Along the former Porong Highway, which was severed by the mudflow, internally displaced persons who have not received complete compensation for the loss of their homes have built single room shacks out of bamboo and scraps. Kids play on the road on bikes, next to giant pipes and machinery designed to push some of the unstoppable mud into the Porong River and out to sea.
With the crater far in the distance, the mud almost looks scenic at some points. Water pools on top of the muck during the wet season and on a sunny day it reflects the blue sky like a lake. However, even though Samsul has made his living out of visitors to the mudflow site for nearly four years, he scoffs at any idea of the area becoming a tourist attraction.
“Maybe SBY could make it a tourist attraction if the mud stops flowing. But now it is too hot here and the atmosphere is just not nice,” Samsul said.
“When people come here to visit, they feel sad. It’s not ‘happy happy’ here. The people who visit now are only interested in this mudflow problem. They do not come for enjoyment.”
We head back to where we started, passing the browned Porong River, ruined in an attempt to find a solution for the seemingly endless mud. In Porong town, spared so far from inundation but dusty and quiet, a family sits under the shade of a scrawny, solitary tree next to the railway tracks. Nobody else is around. Samsul says that most of the locals go in to Surabaya for work.
He points out some of the recent “bubbles” near the train station, where mud has started sprouting from new points. Some of these new breakouts are right near the railway tracks, and some are on the jammed temporary highway bypass. A new road is planned, but land acquisition problems are holding up its construction, and there are concerns that these new mud outbreaks could destroy current transport links, or even cause gas explosions.

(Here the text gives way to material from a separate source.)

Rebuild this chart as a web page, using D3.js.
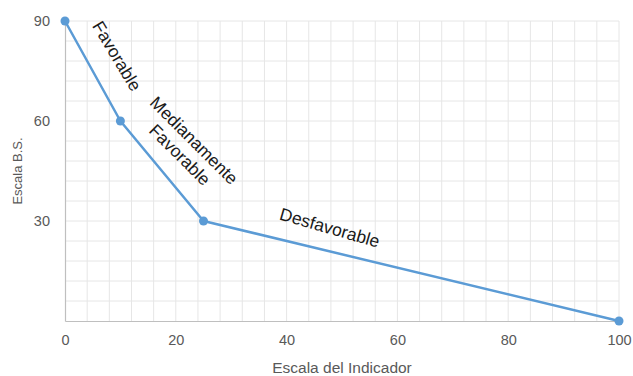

Back at the ojek stand, the other drivers are still where we left them, smoking cigarettes on a bench under a small roof made with a campaign poster from Indonesia’s 2009 presidential election. While the face of losing candidate Megawati Sukarnoputri looks down on them from above, the four men on the bench look intently at a group of domestic visitors taking photos of the mud.
“They don’t want ojeks,” one of the other drivers tells Samsul. But the drivers keep their eye out, and if any of the visitors even glance sideways, they gesture invitingly with big smiles.
The only woman working on the embankment today is Herwati (who like many Indonesians only has one name). Her home was inundated by mud twice. After losing her house in Tejo village, she moved to Sering, which was then swamped by mud when an embankment broke. She has worked selling DVDs of the disaster in multiple languages to visitors for three years.
“I lived in a contract (rental) house that was free for the first two years, but after those two years were up, that was it. I received no other compensation and I have had to survive on my own,” Herwati said.
There are many vendors in the area selling DVDs and VCDs of the disaster, so business is tough. On a usual day, Herwati only sells around two of the discs.
“It’s difficult (to earn a living here),” she said. “The economic conditions here are not good. But we try our best.”
Herwati says she is worried that if the Lapindo mud is turned into a tourist attraction, the victims will be forgotten.
“For the local people here, we have lost our homes and some people are still waiting for compensation. If this becomes a tourist site, people might forget the problems that we face,” she said.
“In a long time, if I bring my son back here, who is seven years old, he might not be able to see the humble place where he was born and what happened here. My village will be gone and forgotten.”
“But God Willing, if more tourists came, it would be better for our economy and our life and perhaps more people would know about this situation.”